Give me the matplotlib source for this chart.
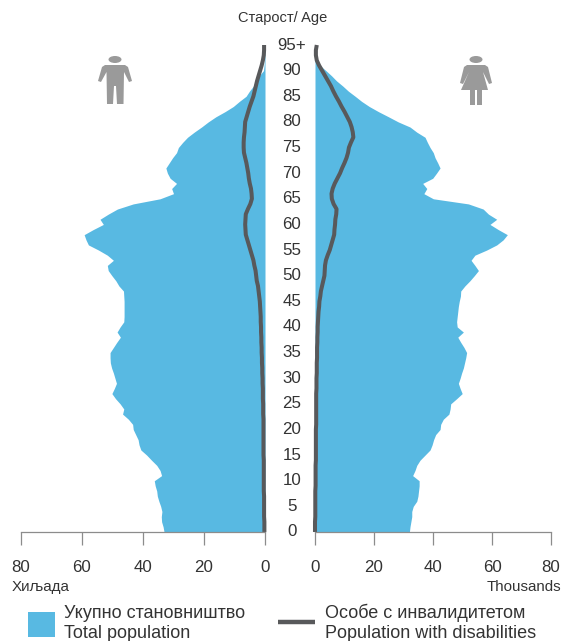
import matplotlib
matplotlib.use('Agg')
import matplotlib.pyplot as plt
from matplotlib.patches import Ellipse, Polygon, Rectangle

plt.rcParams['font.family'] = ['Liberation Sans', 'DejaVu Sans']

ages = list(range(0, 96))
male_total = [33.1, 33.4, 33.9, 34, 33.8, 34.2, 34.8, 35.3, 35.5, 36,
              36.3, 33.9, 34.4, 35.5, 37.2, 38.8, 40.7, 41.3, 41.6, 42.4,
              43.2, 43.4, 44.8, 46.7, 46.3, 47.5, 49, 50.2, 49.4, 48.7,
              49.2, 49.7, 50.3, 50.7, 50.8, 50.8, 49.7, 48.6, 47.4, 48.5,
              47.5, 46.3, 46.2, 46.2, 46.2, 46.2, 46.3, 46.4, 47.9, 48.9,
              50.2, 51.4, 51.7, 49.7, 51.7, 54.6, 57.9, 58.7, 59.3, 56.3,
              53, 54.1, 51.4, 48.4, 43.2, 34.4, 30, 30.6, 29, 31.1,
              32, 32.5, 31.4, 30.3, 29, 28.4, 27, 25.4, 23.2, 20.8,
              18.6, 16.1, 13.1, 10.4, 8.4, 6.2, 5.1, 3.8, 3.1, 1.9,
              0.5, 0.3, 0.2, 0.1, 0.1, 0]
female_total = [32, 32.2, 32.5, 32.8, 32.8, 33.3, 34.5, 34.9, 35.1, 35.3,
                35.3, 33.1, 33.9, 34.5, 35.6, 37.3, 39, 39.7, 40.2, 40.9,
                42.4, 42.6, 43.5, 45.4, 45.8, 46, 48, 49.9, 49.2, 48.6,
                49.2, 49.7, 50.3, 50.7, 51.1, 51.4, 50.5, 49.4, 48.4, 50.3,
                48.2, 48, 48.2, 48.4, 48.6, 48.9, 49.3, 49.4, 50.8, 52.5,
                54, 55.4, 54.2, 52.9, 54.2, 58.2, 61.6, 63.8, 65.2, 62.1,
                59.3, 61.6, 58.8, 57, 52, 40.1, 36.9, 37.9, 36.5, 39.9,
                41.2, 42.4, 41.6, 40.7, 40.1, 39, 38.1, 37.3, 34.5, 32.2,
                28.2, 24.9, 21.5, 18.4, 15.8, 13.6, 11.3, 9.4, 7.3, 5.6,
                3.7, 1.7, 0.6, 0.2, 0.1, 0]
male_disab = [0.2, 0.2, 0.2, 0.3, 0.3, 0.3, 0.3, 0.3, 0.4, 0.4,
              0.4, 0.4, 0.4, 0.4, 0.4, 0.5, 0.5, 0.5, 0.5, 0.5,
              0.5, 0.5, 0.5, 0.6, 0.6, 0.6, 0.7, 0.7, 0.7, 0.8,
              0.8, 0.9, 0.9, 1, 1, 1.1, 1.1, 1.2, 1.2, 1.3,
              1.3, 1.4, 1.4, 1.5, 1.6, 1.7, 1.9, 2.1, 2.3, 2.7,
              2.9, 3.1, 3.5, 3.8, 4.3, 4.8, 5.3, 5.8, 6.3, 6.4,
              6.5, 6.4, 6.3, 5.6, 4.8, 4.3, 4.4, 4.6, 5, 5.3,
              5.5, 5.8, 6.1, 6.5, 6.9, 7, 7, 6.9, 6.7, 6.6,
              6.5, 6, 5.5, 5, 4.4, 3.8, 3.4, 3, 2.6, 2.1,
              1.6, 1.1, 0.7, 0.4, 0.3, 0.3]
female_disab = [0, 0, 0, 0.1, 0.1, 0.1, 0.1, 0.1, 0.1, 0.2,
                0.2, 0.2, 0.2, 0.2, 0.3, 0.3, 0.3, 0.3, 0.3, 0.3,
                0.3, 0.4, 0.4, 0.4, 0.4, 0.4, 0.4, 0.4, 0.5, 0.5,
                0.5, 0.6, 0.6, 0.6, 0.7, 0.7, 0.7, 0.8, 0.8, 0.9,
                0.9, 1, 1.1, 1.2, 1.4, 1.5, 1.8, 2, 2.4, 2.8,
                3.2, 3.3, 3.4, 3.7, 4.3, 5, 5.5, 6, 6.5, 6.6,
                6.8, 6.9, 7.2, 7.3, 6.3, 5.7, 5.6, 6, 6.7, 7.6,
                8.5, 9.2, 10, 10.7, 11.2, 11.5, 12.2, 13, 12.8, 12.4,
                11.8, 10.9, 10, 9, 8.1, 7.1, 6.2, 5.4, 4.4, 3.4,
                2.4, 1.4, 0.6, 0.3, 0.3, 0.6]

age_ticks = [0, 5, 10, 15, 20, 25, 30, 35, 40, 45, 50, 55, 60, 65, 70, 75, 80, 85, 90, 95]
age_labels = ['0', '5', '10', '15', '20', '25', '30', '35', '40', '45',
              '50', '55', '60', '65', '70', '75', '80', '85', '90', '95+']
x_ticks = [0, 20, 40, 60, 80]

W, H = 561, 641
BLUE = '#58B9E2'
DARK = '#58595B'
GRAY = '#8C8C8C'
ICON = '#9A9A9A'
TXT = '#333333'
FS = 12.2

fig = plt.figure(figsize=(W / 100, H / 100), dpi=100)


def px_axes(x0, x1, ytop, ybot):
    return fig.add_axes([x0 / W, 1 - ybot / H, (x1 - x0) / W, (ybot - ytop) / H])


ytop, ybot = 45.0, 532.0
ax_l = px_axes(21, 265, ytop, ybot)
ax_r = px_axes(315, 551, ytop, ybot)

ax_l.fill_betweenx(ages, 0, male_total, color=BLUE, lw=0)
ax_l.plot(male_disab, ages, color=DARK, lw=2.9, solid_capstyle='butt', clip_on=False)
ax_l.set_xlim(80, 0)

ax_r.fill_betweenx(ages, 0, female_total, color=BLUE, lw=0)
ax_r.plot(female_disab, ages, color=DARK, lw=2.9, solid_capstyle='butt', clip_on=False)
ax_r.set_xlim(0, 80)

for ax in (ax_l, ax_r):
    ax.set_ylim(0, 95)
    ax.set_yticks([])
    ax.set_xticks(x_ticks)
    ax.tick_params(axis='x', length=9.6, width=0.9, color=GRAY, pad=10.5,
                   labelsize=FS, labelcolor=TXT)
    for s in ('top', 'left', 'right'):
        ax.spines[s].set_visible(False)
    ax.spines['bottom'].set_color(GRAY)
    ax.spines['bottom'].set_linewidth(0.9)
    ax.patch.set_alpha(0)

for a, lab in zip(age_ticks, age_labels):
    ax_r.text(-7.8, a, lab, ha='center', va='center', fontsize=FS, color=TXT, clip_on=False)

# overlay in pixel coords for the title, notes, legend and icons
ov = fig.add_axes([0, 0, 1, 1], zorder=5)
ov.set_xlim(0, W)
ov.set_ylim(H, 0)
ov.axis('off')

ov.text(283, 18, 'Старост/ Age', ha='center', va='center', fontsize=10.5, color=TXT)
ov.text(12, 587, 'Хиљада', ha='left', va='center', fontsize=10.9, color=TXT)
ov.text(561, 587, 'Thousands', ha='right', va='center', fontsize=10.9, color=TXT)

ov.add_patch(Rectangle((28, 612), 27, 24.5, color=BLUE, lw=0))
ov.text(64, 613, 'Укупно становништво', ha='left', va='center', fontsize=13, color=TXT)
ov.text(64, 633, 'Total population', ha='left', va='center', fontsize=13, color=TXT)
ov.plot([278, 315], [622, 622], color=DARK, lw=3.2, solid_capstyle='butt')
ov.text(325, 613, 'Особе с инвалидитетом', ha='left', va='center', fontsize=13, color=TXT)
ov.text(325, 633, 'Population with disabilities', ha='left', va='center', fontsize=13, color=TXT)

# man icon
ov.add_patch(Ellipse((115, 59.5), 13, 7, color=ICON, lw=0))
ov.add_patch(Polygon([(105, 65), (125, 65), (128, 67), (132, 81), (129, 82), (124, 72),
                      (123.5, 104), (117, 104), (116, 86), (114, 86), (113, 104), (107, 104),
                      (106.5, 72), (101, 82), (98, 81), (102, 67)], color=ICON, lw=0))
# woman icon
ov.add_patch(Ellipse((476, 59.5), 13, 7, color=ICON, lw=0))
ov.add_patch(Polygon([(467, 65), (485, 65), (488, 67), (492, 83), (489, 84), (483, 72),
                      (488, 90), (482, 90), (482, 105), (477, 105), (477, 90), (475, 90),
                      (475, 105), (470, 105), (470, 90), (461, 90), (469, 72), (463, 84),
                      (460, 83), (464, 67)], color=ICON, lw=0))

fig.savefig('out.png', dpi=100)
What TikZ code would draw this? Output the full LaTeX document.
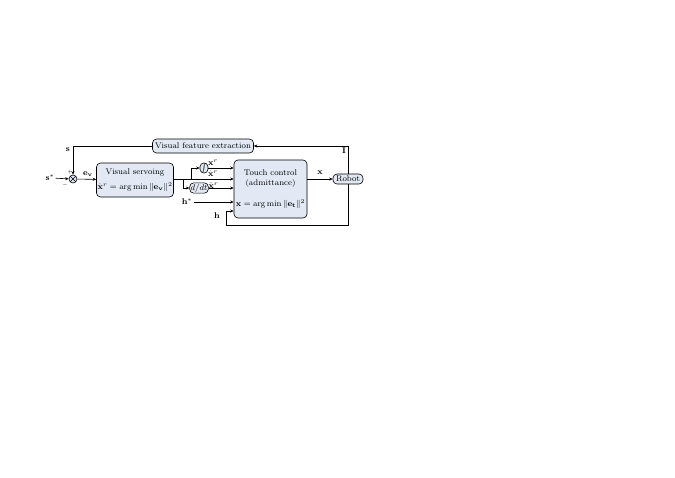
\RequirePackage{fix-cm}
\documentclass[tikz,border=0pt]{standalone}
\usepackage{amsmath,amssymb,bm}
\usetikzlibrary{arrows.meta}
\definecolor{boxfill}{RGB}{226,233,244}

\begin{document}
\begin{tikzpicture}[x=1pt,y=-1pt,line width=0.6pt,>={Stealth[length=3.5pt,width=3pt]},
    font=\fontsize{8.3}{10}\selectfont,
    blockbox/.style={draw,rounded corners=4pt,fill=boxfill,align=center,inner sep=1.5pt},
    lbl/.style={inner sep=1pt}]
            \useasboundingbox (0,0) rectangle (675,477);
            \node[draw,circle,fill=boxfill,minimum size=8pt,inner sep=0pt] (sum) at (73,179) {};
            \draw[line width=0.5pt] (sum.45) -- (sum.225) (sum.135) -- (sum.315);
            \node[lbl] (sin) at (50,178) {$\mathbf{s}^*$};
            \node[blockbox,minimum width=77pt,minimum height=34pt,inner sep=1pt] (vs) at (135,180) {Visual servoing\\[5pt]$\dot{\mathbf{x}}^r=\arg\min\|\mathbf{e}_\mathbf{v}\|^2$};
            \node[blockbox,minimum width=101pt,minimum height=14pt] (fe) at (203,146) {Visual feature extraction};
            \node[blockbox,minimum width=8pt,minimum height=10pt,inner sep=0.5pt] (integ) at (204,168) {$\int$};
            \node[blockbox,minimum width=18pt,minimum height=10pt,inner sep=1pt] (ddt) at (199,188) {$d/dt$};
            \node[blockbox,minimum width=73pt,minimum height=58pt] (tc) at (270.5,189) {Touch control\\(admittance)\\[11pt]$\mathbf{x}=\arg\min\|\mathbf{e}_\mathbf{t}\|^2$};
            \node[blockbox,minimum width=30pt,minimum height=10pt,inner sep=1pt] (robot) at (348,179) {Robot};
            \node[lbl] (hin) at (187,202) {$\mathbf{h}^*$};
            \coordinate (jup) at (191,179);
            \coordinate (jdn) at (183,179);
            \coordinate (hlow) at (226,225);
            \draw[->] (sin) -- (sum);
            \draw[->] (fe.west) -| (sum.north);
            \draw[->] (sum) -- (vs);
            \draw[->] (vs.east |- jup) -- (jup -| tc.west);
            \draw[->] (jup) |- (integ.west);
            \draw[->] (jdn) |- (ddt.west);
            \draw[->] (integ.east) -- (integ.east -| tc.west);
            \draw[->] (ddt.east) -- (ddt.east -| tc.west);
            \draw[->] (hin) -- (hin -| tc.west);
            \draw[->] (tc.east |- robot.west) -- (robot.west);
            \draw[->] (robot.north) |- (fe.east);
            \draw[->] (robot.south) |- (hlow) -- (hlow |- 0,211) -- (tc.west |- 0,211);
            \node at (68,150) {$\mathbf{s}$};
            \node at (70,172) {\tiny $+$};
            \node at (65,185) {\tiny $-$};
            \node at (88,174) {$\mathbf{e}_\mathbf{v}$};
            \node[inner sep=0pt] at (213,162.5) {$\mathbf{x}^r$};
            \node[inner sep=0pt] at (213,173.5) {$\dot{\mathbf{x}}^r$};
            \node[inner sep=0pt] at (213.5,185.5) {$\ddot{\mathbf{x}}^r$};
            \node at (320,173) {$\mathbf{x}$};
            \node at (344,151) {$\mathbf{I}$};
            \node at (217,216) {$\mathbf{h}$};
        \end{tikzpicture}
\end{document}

_ _ _

Write out exactly the opening lines of the data, stopping after the line that holds "plt.rcParams['font.family'] = ['Liberation". Exclude pictures.

Solution to this problem:
Give me the matplotlib source for this chart.
import matplotlib
matplotlib.use('Agg')
import matplotlib.pyplot as plt
from matplotlib.patches import Ellipse, Polygon, Rectangle

plt.rcParams['font.family'] = ['Liberation Sans', 'DejaVu Sans']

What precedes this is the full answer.